[Supplied material]:
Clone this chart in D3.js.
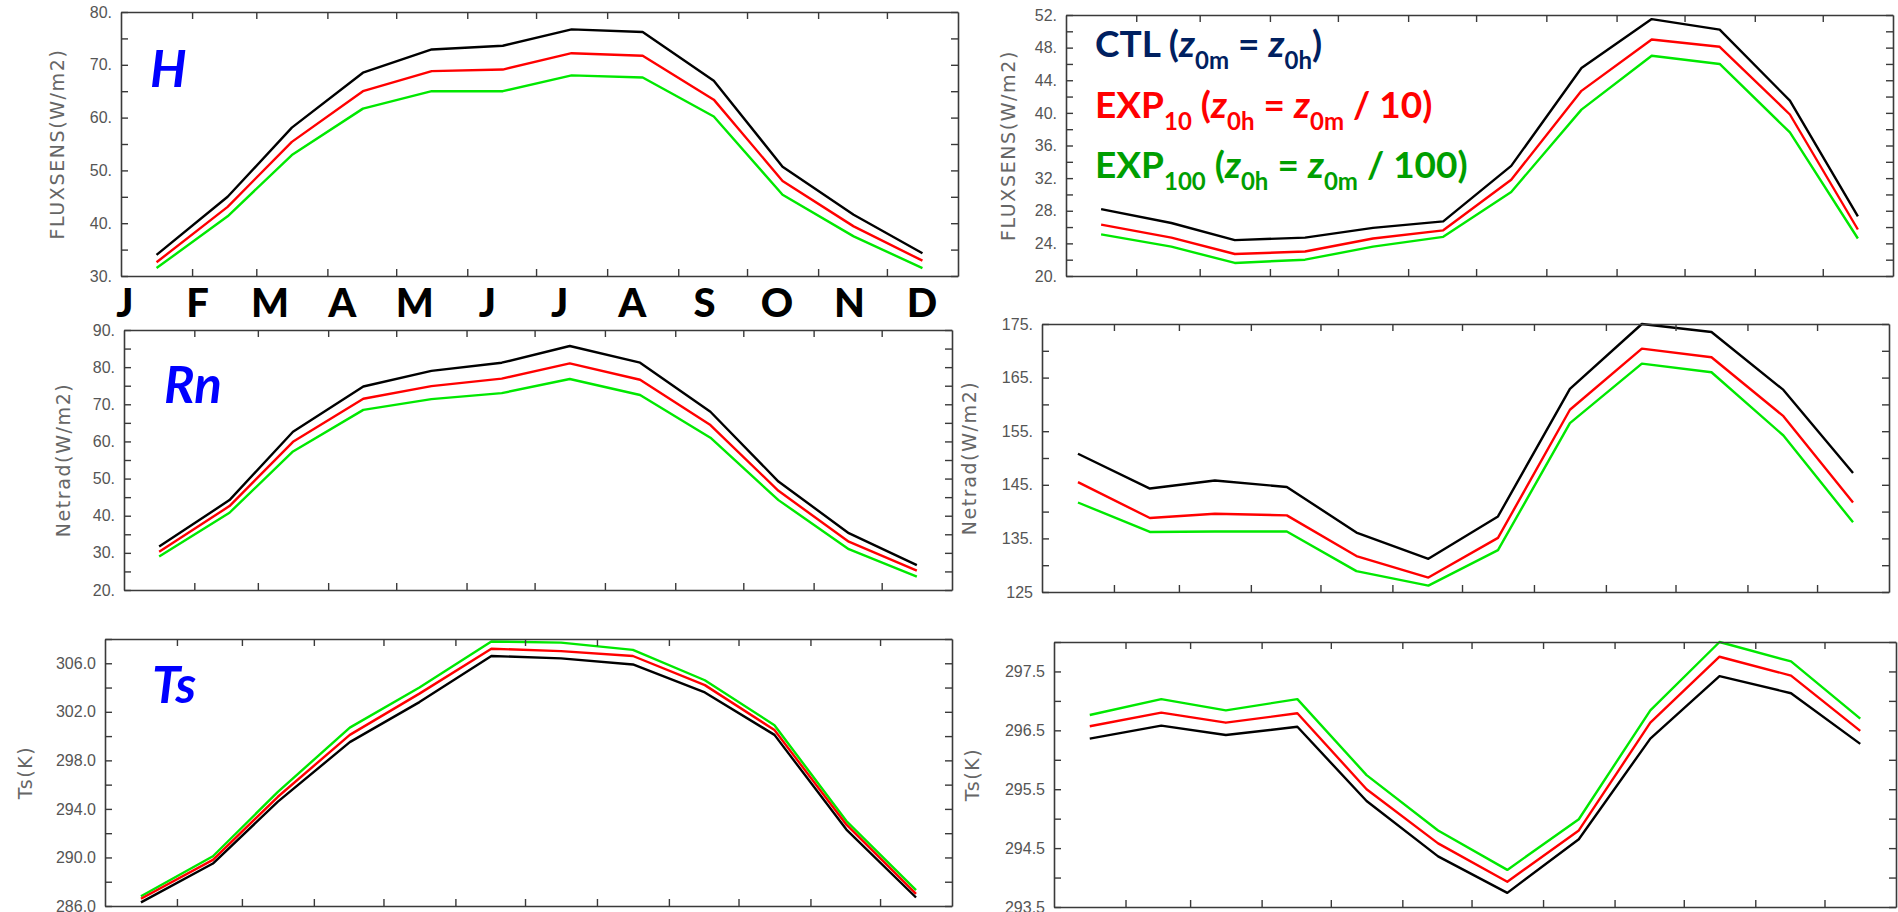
<!DOCTYPE html>
<html>
<head>
<meta charset="utf-8">
<script src="https://cdn.jsdelivr.net/npm/d3@7"></script>
<style>
  body { margin: 0; background: #fff; }
  svg { display: block; }
</style>
</head>
<body>
<div id="chart"></div>
<script>
// month initials written under the top-left panel
const monthLetters = ["J","F","M","A","M","J","J","A","S","O","N","D"];

// sensible heat flux (W/m2)
const fluxLeftCTL    = [34.0, 45.0, 58.1, 68.5, 72.9, 73.6, 76.7, 76.2, 67.0, 50.7, 41.6, 34.3];
const fluxLeftEXP10  = [32.6, 43.1, 55.4, 65.0, 68.8, 69.1, 72.2, 71.7, 63.4, 48.0, 39.4, 32.9];
const fluxLeftEXP100 = [31.5, 41.3, 52.9, 61.7, 65.0, 65.0, 68.0, 67.6, 60.2, 45.4, 37.5, 31.5];
const fluxRightCTL    = [28.2, 26.5, 24.4, 24.7, 25.9, 26.7, 33.5, 45.5, 51.5, 50.2, 41.5, 27.3];
const fluxRightEXP10  = [26.3, 24.7, 22.7, 23.0, 24.6, 25.6, 31.8, 42.7, 49.0, 48.1, 39.8, 25.7];
const fluxRightEXP100 = [25.1, 23.6, 21.6, 22.0, 23.6, 24.8, 30.3, 40.4, 47.0, 46.0, 37.6, 24.6];

// net radiation (W/m2)
const netradLeftCTL    = [31.7, 44.2, 62.6, 74.8, 79.0, 81.2, 85.7, 81.2, 68.0, 49.2, 35.3, 26.7];
const netradLeftEXP10  = [30.3, 42.6, 59.9, 71.5, 74.9, 76.9, 81.0, 76.6, 64.4, 46.7, 33.0, 25.2];
const netradLeftEXP100 = [29.0, 40.8, 57.3, 68.5, 71.4, 73.0, 76.8, 72.5, 61.0, 44.2, 31.0, 23.6];
const netradRightCTL    = [150.8, 144.3, 145.8, 144.6, 136.1, 131.2, 139.1, 162.9, 175.0, 173.5, 162.7, 147.2];
const netradRightEXP10  = [145.5, 138.8, 139.6, 139.3, 131.7, 127.7, 135.1, 159.0, 170.4, 168.8, 157.8, 141.7];
const netradRightEXP100 = [141.7, 136.2, 136.3, 136.3, 128.9, 126.2, 132.8, 156.5, 167.6, 166.0, 154.2, 138.0];

// surface temperature (K)
const tsLeftCTL    = [286.3, 289.5, 294.6, 299.5, 302.8, 306.6, 306.4, 305.9, 303.6, 300.1, 292.3, 286.7];
const tsLeftEXP10  = [286.6, 289.8, 295.0, 300.1, 303.5, 307.2, 307.0, 306.6, 304.2, 300.5, 292.7, 287.0];
const tsLeftEXP100 = [286.8, 290.1, 295.4, 300.7, 304.0, 307.8, 307.7, 307.1, 304.6, 300.9, 293.0, 287.3];
const tsRightCTL    = [296.36, 296.58, 296.42, 296.56, 295.30, 294.36, 293.74, 294.65, 296.36, 297.42, 297.13, 296.27];
const tsRightEXP10  = [296.57, 296.80, 296.63, 296.79, 295.50, 294.58, 293.93, 294.80, 296.63, 297.75, 297.43, 296.49];
const tsRightEXP100 = [296.76, 297.03, 296.84, 297.03, 295.74, 294.80, 294.13, 294.99, 296.84, 298.00, 297.67, 296.70];

// y tick values and their printed labels
const fluxLeftTicks = [30, 40, 50, 60, 70, 80];
const fluxLeftTickLabels = ["30.", "40.", "50.", "60.", "70.", "80."];
const fluxRightTicks = [20, 24, 28, 32, 36, 40, 44, 48, 52];
const fluxRightTickLabels = ["20.", "24.", "28.", "32.", "36.", "40.", "44.", "48.", "52."];
const netradLeftTicks = [20, 30, 40, 50, 60, 70, 80, 90];
const netradLeftTickLabels = ["20.", "30.", "40.", "50.", "60.", "70.", "80.", "90."];
const netradRightTicks = [125, 135, 145, 155, 165, 175];
const netradRightTickLabels = ["125", "135.", "145.", "155.", "165.", "175."];
const tsLeftTicks = [286, 290, 294, 298, 302, 306];
const tsLeftTickLabels = ["286.0", "290.0", "294.0", "298.0", "302.0", "306.0"];
const tsRightTicks = [293.5, 294.5, 295.5, 296.5, 297.5];
const tsRightTickLabels = ["293.5", "294.5", "295.5", "296.5", "297.5"];

const seriesNames = ["CTL", "EXP10", "EXP100"];
const lineColor = {CTL: "#000000", EXP10: "#ff0000", EXP100: "#00e800"};

const width = 1898, height = 912;
const svg = d3.select("#chart")
  .append("svg")
  .attr("width", width)
  .attr("height", height);

const year = 2001;
const monthMid = d3.range(12).map(m => new Date(year, m, 16, 12));
const monthBounds = d3.timeMonth.range(new Date(year, 1, 1), new Date(year, 11, 2));

const panels = [
  {box: [121, 12, 958, 276], domain: [30, 80], minor: 5, ticks: fluxLeftTicks, tickLabels: fluxLeftTickLabels,
   ylabel: "FLUXSENS(W/m2)", ylabelX: 57, tag: "H", tagX: 150, tagY: 87,
   data: {CTL: fluxLeftCTL, EXP10: fluxLeftEXP10, EXP100: fluxLeftEXP100}},
  {box: [1066, 15, 1893, 276], domain: [20, 52], minor: 2, ticks: fluxRightTicks, tickLabels: fluxRightTickLabels,
   ylabel: "FLUXSENS(W/m2)", ylabelX: 1008,
   data: {CTL: fluxRightCTL, EXP10: fluxRightEXP10, EXP100: fluxRightEXP100}},
  {box: [124, 330, 952, 590], domain: [20, 90], minor: 5, ticks: netradLeftTicks, tickLabels: netradLeftTickLabels,
   ylabel: "Netrad(W/m2)", ylabelX: 63, tag: "Rn", tagX: 164, tagY: 403,
   data: {CTL: netradLeftCTL, EXP10: netradLeftEXP10, EXP100: netradLeftEXP100}},
  {box: [1042, 324, 1889, 592], domain: [125, 175], minor: 5, ticks: netradRightTicks, tickLabels: netradRightTickLabels,
   ylabel: "Netrad(W/m2)", ylabelX: 969,
   data: {CTL: netradRightCTL, EXP10: netradRightEXP10, EXP100: netradRightEXP100}},
  {box: [105, 639, 952, 906], domain: [286, 308], minor: 2, ticks: tsLeftTicks, tickLabels: tsLeftTickLabels,
   ylabel: "Ts(K)", ylabelX: 25, tag: "Ts", tagX: 152, tagY: 703,
   data: {CTL: tsLeftCTL, EXP10: tsLeftEXP10, EXP100: tsLeftEXP100}},
  {box: [1054, 642, 1896, 907], domain: [293.5, 298], minor: 0.5, ticks: tsRightTicks, tickLabels: tsRightTickLabels,
   ylabel: "Ts(K)", ylabelX: 972,
   data: {CTL: tsRightCTL, EXP10: tsRightEXP10, EXP100: tsRightEXP100}}
];

const frameColor = "#3a3a3a";
const tickLen = 7;

function styleAxis(g) {
  g.selectAll("path.domain").attr("stroke", frameColor).attr("stroke-width", 1.6);
  g.selectAll(".tick line").attr("stroke", frameColor).attr("stroke-width", 1.4);
}

panels.forEach(p => {
  const [x0, y0, x1, y1] = p.box;
  const x = d3.scaleTime()
    .domain([new Date(year, 0, 1), new Date(year + 1, 0, 1)])
    .range([x0, x1]);
  const y = d3.scaleLinear().domain(p.domain).range([y1, y0]);
  const minorTicks = d3.range(p.domain[0], p.domain[1] + 1e-6, p.minor);

  const g = svg.append("g");

  // the three curves
  const line = d3.line()
    .x((d, i) => x(monthMid[i]))
    .y(d => y(d));
  seriesNames.slice().reverse().forEach(s => {
    g.append("path")
      .datum(p.data[s])
      .attr("fill", "none")
      .attr("stroke", lineColor[s])
      .attr("stroke-width", 2.4)
      .attr("stroke-linejoin", "round")
      .attr("d", line);
  });

  // frame + inward ticks on all four sides
  g.append("g").attr("transform", `translate(${x0},0)`)
    .call(d3.axisLeft(y).tickValues(minorTicks).tickSizeInner(-tickLen).tickSizeOuter(0).tickFormat(""))
    .call(styleAxis);
  g.append("g").attr("transform", `translate(${x1},0)`)
    .call(d3.axisRight(y).tickValues(minorTicks).tickSizeInner(-tickLen).tickSizeOuter(0).tickFormat(""))
    .call(styleAxis);
  g.append("g").attr("transform", `translate(0,${y0})`)
    .call(d3.axisTop(x).tickValues(monthBounds).tickSizeInner(-tickLen).tickSizeOuter(0).tickFormat(""))
    .call(styleAxis);
  g.append("g").attr("transform", `translate(0,${y1})`)
    .call(d3.axisBottom(x).tickValues(monthBounds).tickSizeInner(-tickLen).tickSizeOuter(0).tickFormat(""))
    .call(styleAxis);

  // y tick labels
  const labelAxis = g.append("g").attr("transform", `translate(${x0},0)`)
    .call(d3.axisLeft(y).tickValues(p.ticks).tickSize(0).tickPadding(9)
      .tickFormat((d, i) => p.tickLabels[i]));
  labelAxis.select("path.domain").remove();
  labelAxis.selectAll("text")
    .attr("fill", "#555")
    .style("font-family", "'Liberation Sans', Arial, sans-serif")
    .style("font-size", "16px");

  // y axis title
  g.append("text")
    .attr("transform", `translate(${p.ylabelX},${(y0 + y1) / 2}) rotate(-90)`)
    .attr("text-anchor", "middle")
    .attr("dominant-baseline", "central")
    .attr("fill", "#666")
    .style("font-family", "'DejaVu Sans', sans-serif")
    .style("font-size", "19px")
    .style("letter-spacing", "1.6px")
    .text(p.ylabel);

  // variable tag (H, Rn, Ts)
  if (p.tag) {
    g.append("text")
      .attr("x", p.tagX)
      .attr("y", p.tagY)
      .attr("fill", "#0000ff")
      .style("font-family", "Lato, sans-serif")
      .style("font-weight", "bold")
      .style("font-style", "italic")
      .style("font-size", "51px")
      .text(p.tag);
  }
});

// month initials
const letterX = d3.scalePoint().domain(d3.range(12)).range([125, 922]);
svg.append("g")
  .selectAll("text")
  .data(monthLetters)
  .join("text")
  .attr("x", (d, i) => letterX(i))
  .attr("y", 317)
  .attr("text-anchor", "middle")
  .attr("fill", "#000")
  .style("font-family", "Lato, sans-serif")
  .style("font-weight", "900")
  .style("font-size", "40px")
  .text(d => d);

// legend (top-right panel)
const legendColor = {CTL: "#002060", EXP10: "#ff0000", EXP100: "#009e00"};
const legendParts = {
  CTL:    [["CTL (", ""], ["z", "i"], ["0m", "s"], [" = ", ""], ["z", "i"], ["0h", "s"], [")", ""]],
  EXP10:  [["EXP", ""], ["10", "s"], [" (", ""], ["z", "i"], ["0h", "s"], [" = ", ""], ["z", "i"], ["0m", "s"], [" / 10)", ""]],
  EXP100: [["EXP", ""], ["100", "s"], [" (", ""], ["z", "i"], ["0h", "s"], [" = ", ""], ["z", "i"], ["0m", "s"], [" / 100)", ""]]
};
const legendY = d3.scalePoint().domain(seriesNames).range([57, 178]);

seriesNames.forEach(s => {
  const t = svg.append("text")
    .attr("x", 1095)
    .attr("y", legendY(s))
    .attr("fill", legendColor[s])
    .style("font-family", "Lato, sans-serif")
    .style("font-weight", "bold")
    .style("font-size", "37px");
  let lowered = false;
  legendParts[s].forEach(([txt, kind]) => {
    const ts = t.append("tspan").text(txt);
    if (kind === "s") {
      ts.style("font-size", "24px");
      if (!lowered) { ts.attr("dy", 12); lowered = true; }
    } else {
      if (lowered) { ts.attr("dy", -12); lowered = false; }
      if (kind === "i") ts.style("font-style", "italic");
    }
  });
});
</script>
</body>
</html>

[The request]:
Extract every line above containing the word "chart".

[Final result]:
Clone this chart in D3.js.
<div id="chart"></div>
const svg = d3.select("#chart")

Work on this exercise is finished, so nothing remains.